CHALLENGE
Copy out the listing that follows, exact in every word, and skip the images.

RECORDED INFORMATION

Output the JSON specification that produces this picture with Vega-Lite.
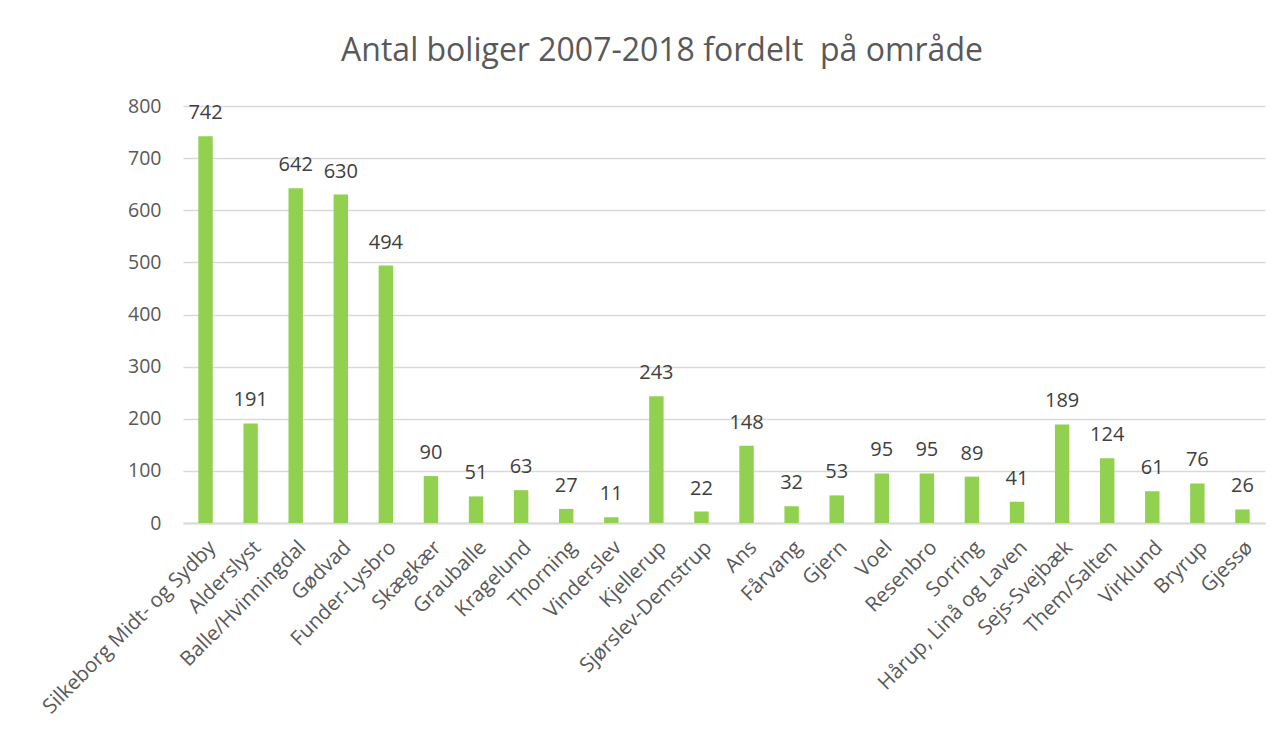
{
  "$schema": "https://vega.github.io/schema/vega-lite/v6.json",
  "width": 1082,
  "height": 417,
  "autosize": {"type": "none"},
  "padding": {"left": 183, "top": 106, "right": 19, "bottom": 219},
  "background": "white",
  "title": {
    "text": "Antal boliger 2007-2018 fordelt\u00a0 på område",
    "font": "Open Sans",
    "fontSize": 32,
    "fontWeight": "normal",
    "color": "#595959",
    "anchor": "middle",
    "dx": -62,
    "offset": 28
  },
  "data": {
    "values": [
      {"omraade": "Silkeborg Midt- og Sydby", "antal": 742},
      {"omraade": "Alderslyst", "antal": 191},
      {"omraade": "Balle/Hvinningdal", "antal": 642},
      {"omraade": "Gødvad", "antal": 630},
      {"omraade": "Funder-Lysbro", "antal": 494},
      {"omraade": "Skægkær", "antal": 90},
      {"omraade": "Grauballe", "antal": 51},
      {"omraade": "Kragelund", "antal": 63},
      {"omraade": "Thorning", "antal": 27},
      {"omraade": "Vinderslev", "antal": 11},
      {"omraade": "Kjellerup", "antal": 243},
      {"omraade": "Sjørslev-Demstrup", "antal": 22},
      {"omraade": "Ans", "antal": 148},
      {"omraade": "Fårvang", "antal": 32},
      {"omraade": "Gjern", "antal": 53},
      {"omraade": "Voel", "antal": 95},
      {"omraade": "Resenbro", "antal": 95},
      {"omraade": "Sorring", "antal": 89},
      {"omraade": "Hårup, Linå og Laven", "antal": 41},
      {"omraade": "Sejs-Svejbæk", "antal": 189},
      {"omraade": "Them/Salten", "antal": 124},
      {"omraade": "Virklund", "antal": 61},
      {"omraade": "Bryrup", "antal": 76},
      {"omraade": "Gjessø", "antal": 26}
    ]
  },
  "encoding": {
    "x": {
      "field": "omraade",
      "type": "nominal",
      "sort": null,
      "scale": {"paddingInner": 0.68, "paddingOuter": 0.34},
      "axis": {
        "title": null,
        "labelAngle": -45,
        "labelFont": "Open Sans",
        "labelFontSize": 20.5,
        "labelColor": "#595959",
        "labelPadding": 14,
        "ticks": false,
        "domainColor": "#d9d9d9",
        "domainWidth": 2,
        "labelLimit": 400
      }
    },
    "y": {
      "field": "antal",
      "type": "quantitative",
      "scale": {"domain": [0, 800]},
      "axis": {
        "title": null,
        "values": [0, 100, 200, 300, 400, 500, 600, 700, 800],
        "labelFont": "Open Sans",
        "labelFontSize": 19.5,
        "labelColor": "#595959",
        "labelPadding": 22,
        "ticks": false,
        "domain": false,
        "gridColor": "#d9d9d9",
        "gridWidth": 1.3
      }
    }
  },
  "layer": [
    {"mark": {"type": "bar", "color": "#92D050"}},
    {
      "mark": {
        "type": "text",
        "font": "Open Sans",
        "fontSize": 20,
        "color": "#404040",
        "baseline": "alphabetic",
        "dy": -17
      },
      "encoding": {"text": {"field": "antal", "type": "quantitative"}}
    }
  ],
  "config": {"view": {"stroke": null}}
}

RESPONSE TO THE TASK
Output the JSON specification that produces this picture with Vega-Lite.
{
  "$schema": "https://vega.github.io/schema/vega-lite/v6.json",
  "width": 1082,
  "height": 417,
  "autosize": {"type": "none"},
  "padding": {"left": 183, "top": 106, "right": 19, "bottom": 219},
  "background": "white",
  "title": {
    "text": "Antal boliger 2007-2018 fordelt\u00a0 på område",
    "font": "Open Sans",
    "fontSize": 32,
    "fontWeight": "normal",
    "color": "#595959",
    "anchor": "middle",
    "dx": -62,
    "offset": 28
  },
  "data": {
    "values": [
      {"omraade": "Silkeborg Midt- og Sydby", "antal": 742},
      {"omraade": "Alderslyst", "antal": 191},
      {"omraade": "Balle/Hvinningdal", "antal": 642},
      {"omraade": "Gødvad", "antal": 630},
      {"omraade": "Funder-Lysbro", "antal": 494},
      {"omraade": "Skægkær", "antal": 90},
      {"omraade": "Grauballe", "antal": 51},
      {"omraade": "Kragelund", "antal": 63},
      {"omraade": "Thorning", "antal": 27},
      {"omraade": "Vinderslev", "antal": 11},
      {"omraade": "Kjellerup", "antal": 243},
      {"omraade": "Sjørslev-Demstrup", "antal": 22},
      {"omraade": "Ans", "antal": 148},
      {"omraade": "Fårvang", "antal": 32},
      {"omraade": "Gjern", "antal": 53},
      {"omraade": "Voel", "antal": 95},
      {"omraade": "Resenbro", "antal": 95},
      {"omraade": "Sorring", "antal": 89},
      {"omraade": "Hårup, Linå og Laven", "antal": 41},
      {"omraade": "Sejs-Svejbæk", "antal": 189},
      {"omraade": "Them/Salten", "antal": 124},
      {"omraade": "Virklund", "antal": 61},
      {"omraade": "Bryrup", "antal": 76},
      {"omraade": "Gjessø", "antal": 26}
    ]
  },
  "encoding": {
    "x": {
      "field": "omraade",
      "type": "nominal",
      "sort": null,
      "scale": {"paddingInner": 0.68, "paddingOuter": 0.34},
      "axis": {
        "title": null,
        "labelAngle": -45,
        "labelFont": "Open Sans",
        "labelFontSize": 20.5,
        "labelColor": "#595959",
        "labelPadding": 14,
        "ticks": false,
        "domainColor": "#d9d9d9",
        "domainWidth": 2,
        "labelLimit": 400
      }
    },
    "y": {
      "field": "antal",
      "type": "quantitative",
      "scale": {"domain": [0, 800]},
      "axis": {
        "title": null,
        "values": [0, 100, 200, 300, 400, 500, 600, 700, 800],
        "labelFont": "Open Sans",
        "labelFontSize": 19.5,
        "labelColor": "#595959",
        "labelPadding": 22,
        "ticks": false,
        "domain": false,
        "gridColor": "#d9d9d9",
        "gridWidth": 1.3
      }
    }
  },
  "layer": [
    {"mark": {"type": "bar", "color": "#92D050"}},
    {
      "mark": {
        "type": "text",
        "font": "Open Sans",
        "fontSize": 20,
        "color": "#404040",
        "baseline": "alphabetic",
        "dy": -17
      },
      "encoding": {"text": {"field": "antal", "type": "quantitative"}}
    }
  ],
  "config": {"view": {"stroke": null}}
}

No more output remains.